Reflection on War on Peace: The End of Diplomacy and the Decline of American Influence by Ronan Farrow



               War on Peace reads like an extended article and is really closer to journalism than the history books I usually read. It was a really engaging book because of the way that it is novelistic in its descriptions of people and events. Farrow gives you a lot of scene-building so that you get a picture of the characters and understand them really well.
               The book focuses on the last 15-20 years or so of American foreign policy and covers the changes in the Department of State during that period. Mainly, he addresses a change from “talk first, shoot later” to the opposite. Especially in the Trump administration, the diplomatic corps has been weakened, and with it, American power and influence.
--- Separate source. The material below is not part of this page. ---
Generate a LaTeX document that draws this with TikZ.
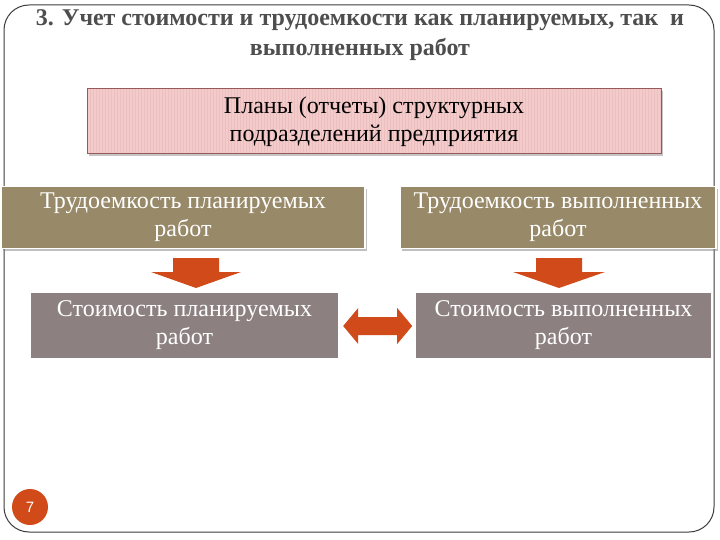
\documentclass[tikz,border=0pt]{standalone}
\usepackage{fontspec}
\setmainfont{Liberation Serif}
\setsansfont{Liberation Sans}
\usetikzlibrary{shadows,shapes.arrows,shapes.geometric}
\definecolor{titlegray}{RGB}{78,78,78}
\definecolor{pinkfill}{RGB}{243,203,203}
\definecolor{pinkstripe}{RGB}{236,190,190}
\definecolor{pinkdraw}{RGB}{150,90,90}
\definecolor{tanfill}{RGB}{152,137,104}
\definecolor{mauvefill}{RGB}{140,128,128}
\definecolor{arroworange}{RGB}{208,74,26}
\definecolor{framegray}{RGB}{60,60,60}
\tikzset{
  titletext/.style={font=\fontsize{24}{30}\selectfont\bfseries, text=titlegray, align=center},
  planbox/.style={draw=pinkdraw, line width=0.8pt, fill=pinkfill, minimum width=574pt, minimum height=65pt,
    font=\fontsize{24}{28}\selectfont, align=center, inner sep=0pt,
    drop shadow={opacity=0.45, shadow xshift=2pt, shadow yshift=-3pt},
    path picture={\foreach \i in {0,3,...,580}{\draw[pinkstripe, line width=0.8pt] ([xshift=\i pt]path picture bounding box.north west) -- ([xshift=\i pt]path picture bounding box.south west);}}},
  tanbox/.style={draw=white, line width=1.5pt, fill=tanfill, minimum height=62pt, text=white,
    font=\fontsize{24}{28}\selectfont, align=center, inner sep=0pt,
    drop shadow={opacity=0.5, shadow xshift=1.5pt, shadow yshift=-2.5pt}},
  mauvebox/.style={fill=mauvefill, minimum height=65pt, text=white,
    font=\fontsize{24}{28}\selectfont, align=center, inner sep=0pt},
  downarrow/.style={fill=arroworange},
  pagecircle/.style={circle, fill=arroworange, minimum size=36pt, inner sep=0pt, text=white,
    font=\sffamily\fontsize{15}{16}\selectfont},
}
\begin{document}
\begin{tikzpicture}[x=1pt,y=-1pt]
\useasboundingbox (0,0) rectangle (720,540);
\fill[white] (0,0) rectangle (720,540);
% frame
\draw[framegray, line width=1pt, rounded corners=25pt] (4,5) rectangle (714,532);
% title
\node[titletext] (title) at (360,35) {3. Учет стоимости и трудоемкости как планируемых, так\ \ и\\выполненных работ};
% plan box
\node[planbox] (plan) at (374,120.5) {\strut Планы (отчеты) структурных\\подразделений предприятия};
% tan boxes
\node[tanbox, minimum width=364pt] (tl) at (183,217.5) {Трудоемкость планируемых\\работ};
\node[tanbox, minimum width=316pt] (tr) at (558,217.5) {Трудоемкость выполненных\\работ};
% mauve boxes
\node[mauvebox, minimum width=307pt] (bl) at (184.5,325) {Стоимость планируемых\\работ};
\node[mauvebox, minimum width=295pt] (br) at (563.5,325) {Стоимость выполненных\\работ};
% down arrows
\coordinate (la) at (196,258);
\coordinate (ra) at (559,258);
\fill[downarrow] (la) ++(-23,0) -- ++(46,0) -- ++(0,14) -- ++(22,0) -- ++(-45,16) -- ++(-45,-16) -- ++(22,0) -- cycle;
\fill[downarrow] (ra) ++(-23,0) -- ++(46,0) -- ++(0,14) -- ++(23,0) -- ++(-46,16) -- ++(-46,-16) -- ++(23,0) -- cycle;
% double arrow
\fill[downarrow] (bl.east) ++(5,1) -- ++(15,-18) -- ++(0,9) -- ++(39,0) -- ++(0,-9) -- ++(15,18) -- ++(-15,18) -- ++(0,-9) -- ++(-39,0) -- ++(0,9) -- cycle;
% page number
\node[pagecircle] (page) at (30,507) {7};
\end{tikzpicture}
\end{document}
The main characters are the author and the diplomats he meets in the Foreign Service as well as the higher-ups he interviewed to write the book. The book is kind of unfocused, so this post will be as well.
               In an interview with Kissinger, the former National Security Counsel (I think) states that often it is more tempting for the President to seek the advice of the NSC because they’re in the same building, while the Secretary of State is several blocks away. Kissinger responds to the major theme of the book, the decline of the State Department, by stating that new institutions have arisen in its place, though the author points out that the new institutions (the military, mainly) are not doing the “thoughtful, holistic foreign policy analysis” that State once provided. Kissinger also touched on the American failure in Vietnam. He contrasted the application of containment principles in Europe and in Asia. In Europe, the societies being protected from Communism had existed for hundreds of years and were more or less stable. In Vietnam on the other hand, the state was new and weaker. European societies had just come off of a several-hundred-year hot streak where they competed and strengthened armies and states. Vietnam hadn’t had that experience.
               The book also covers the situation of American relations with Pakistan in depth, the relationship being dominated by the US supply of funds in exchange for cooperation in the War in Afghanistan. The relationship began when Iran, the US’s former big Central Asian ally, overthrew the Shah and stopped being a US ally. The US settled on Pakistan and the relationship began with Pakistan helping the US help the Afghans to throw the Soviets out of Afghanistan. However, this resulted in 40 years of strengthening the Pakistani army at the expense of the civilian state. The too-strong army overthrew civilian governments and also funded terrorist groups that attached India. The major problem that Farrow says the relationship has is that America uses Pakistan purely tactically but doesn’t let them in on strategic planning. That means that Pakistan knows short-term needs, like that the USA needs to use drones in this sector this month, but it doesn’t know what the end goal in Afghanistan is. The US probably doesn’t know either. What’s crazy to me is how much money a lot of State officials wanted to pump into Afghanistan, a blatantly corrupt country that in my opinion has problems that far outweigh its value. Pakistan funds terrorism and is and Islamic fundamentalist nuclear state that constantly harasses India, the largest free democracy in the world. Even after all our aid to Pakistan, the people hate America and we have to send all our aid through NGOs that won’t show our flag.
               I’d recommend this book to anybody interested in foreign policy or anyone joining the Foreign Service. It’s a short read at about 300 pages and not dry at all. I agree with the author that the United States needs to rebuild its diplomatic forces because those investments save a lot of money. I also agree that we need to dedicate ourselves more strongly to human rights, recognizing that there are certain situations where once you insert yourself, atrocities will be committed. Part of committing to human rights is understanding that you cannot be the world policeman. Once you are in a war, your country will kill men, women, and children. That is what war is. That’s why it’s so bad. The idea of looking out for human rights in a war is a total oxymoron. Don’t go to war unless someone else attacks you first and continues to pose a threat to you. If you conquer, you will kill, enslave, and torture. It’s unavoidable and it’s what’s happened in Afghanistan.